Products of Determinantal Ideals Let $X=(x_{ij})_{1\leq i\leq m, 1\leq j\leq n}$ where the $x_{ij}$ are variables. Now, for all $d$, we consider the ideal $I_d$ of the polynomial ring $S=\mathbb{C}[x_{ij}:\, 1\leq i\leq m, 1\leq j\leq n]$ that is generated by all $d\times d$ minors of $X$. After doing some experiments, I conjecture that we have $$I_{d-1}\cdot I_{d+1}\subset I_d^2$$ for all $d$. I suspect that this might simply follow from some well-known determinantal identities but I didn't make a find. Does anybody have a smart proof or a reference?
Edit:
In order to resolve Darij's concern, let me give an example here. Let $m=n=4$, so we consider the matrix $$X=\begin{pmatrix} x_0& x_4& x_8& x_{12}\\x_1& x_5& x_9& x_{13}\\x_2& x_6& x_{10}&
      x_{14}\\x_3& x_7& x_{11}& x_{15} \end{pmatrix}.$$ The top left $3\times 3$ minor is $$h=-x_2 x_5 x_8+x_1 x_6 x_8+x_2 x_4 x_9-x_0 x_6 x_9-x_1 x_4 x_{10}+x_0 x_5 x_{10}.$$ Darij had some doubts that $x_{15}\cdot h$ is in the ideal $I_2^2$. Here is such a representation:
$$x_{15}\cdot h=\frac{1}{2}((x _{11} x _{14}-x _{10} x _{15}) (x_1 x_4-x_0 x_5)-(x _{11} x _{13}-x_9 x _{15}) (x_2 x_4-x_0 x_6)-(x _{10} x _{13}-x_9 x _{14}) (x_3 x_4-x_0 x_7)-(x_7 x _{14}-x_6 x _{15}) (x_1 x_8-x_0 x_9)+(x_7 x _{13}-x_5 x _{15}) (x_2 x_8-x_0 x _{10})+(x_6 x _{13}-x_5 x _{14}) (x_3 x_8-x_0 x _{11})+(x_3 x _{14}-x_2 x _{15}) (x_5 x_8-x_4 x_9)-(x_3 x _{13}-x_1 x _{15}) (x_6 x_8-x_4 x _{10})-(x_2 x _{13}-x_1 x _{14}) (x_7 x_8-x_4 x _{11})).$$ I hope that no typo happened.

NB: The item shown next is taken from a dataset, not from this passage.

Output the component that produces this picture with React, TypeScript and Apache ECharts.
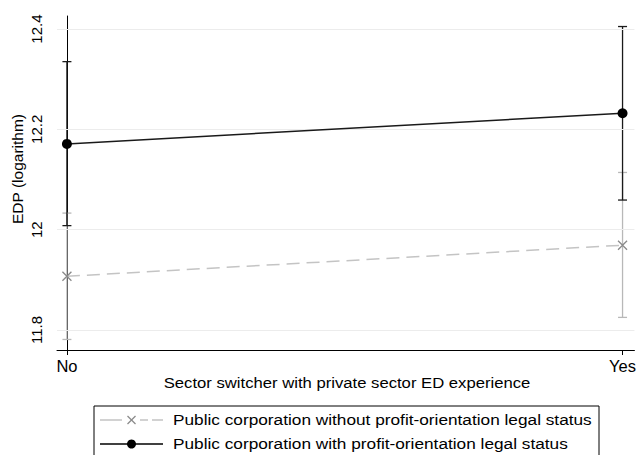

 A: I think this follows from Lemma (10.10) of Bruns, Vetter, "Determinantal Rings" which I reproduce here, edited slightly.
(Notation: Here $m,n$ are fixed positive integers and $X = \{x_{i,j}\}$ is an $m \times n$ matrix of indeterminates. Given $k$-tuples $(a_{1},\dotsc,a_{k}) \in \{1,\dotsc,m\}^{k}$ and $(b_{1},\dotsc,b_{k}) \in \{1,\dotsc,n\}^{k}$, they denote "$[a_{1},\dotsc,a_{k}|b_{1},\dotsc,b_{k}]$" the determinant of the $k \times k$ matrix whose $(i,j)$th entry is $x_{a_{i},b_{j}}$.)

(10.10) Lemma. Let $\mathrm{F}(i,j)$ be the $\mathbb{Z}$-submodule of $\mathbb{Z}[\{x_{i,j}\}]$ generated by the products $\delta_{1}\delta_{2}$ of the $i$-minors $\delta_{1}$ and the $j$-minors $\delta_{2}$. Then for $u \le v-2$ and $\pi = [a_{1},\dotsc,a_{u}|b_{1},\dotsc,b_{u}]$ and $\rho = [c_{1},\dotsc,c_{v}|d_{1},\dotsc,d_{v}]$, and $$ \tilde{u} = \max(|\{a_{1},\dotsc,a_{u}\} \cap \{c_{1},\dotsc,c_{v}\}|,|\{b_{1},\dotsc,b_{u}\} \cap \{d_{1},\dotsc,d_{v}\}|) $$ one has $$ (u+1-\tilde{u})!\pi\rho \in \mathrm{F}(u+1,v-1) \;. $$ (We include the case $u=0$, in which $\pi=1$ by convention.)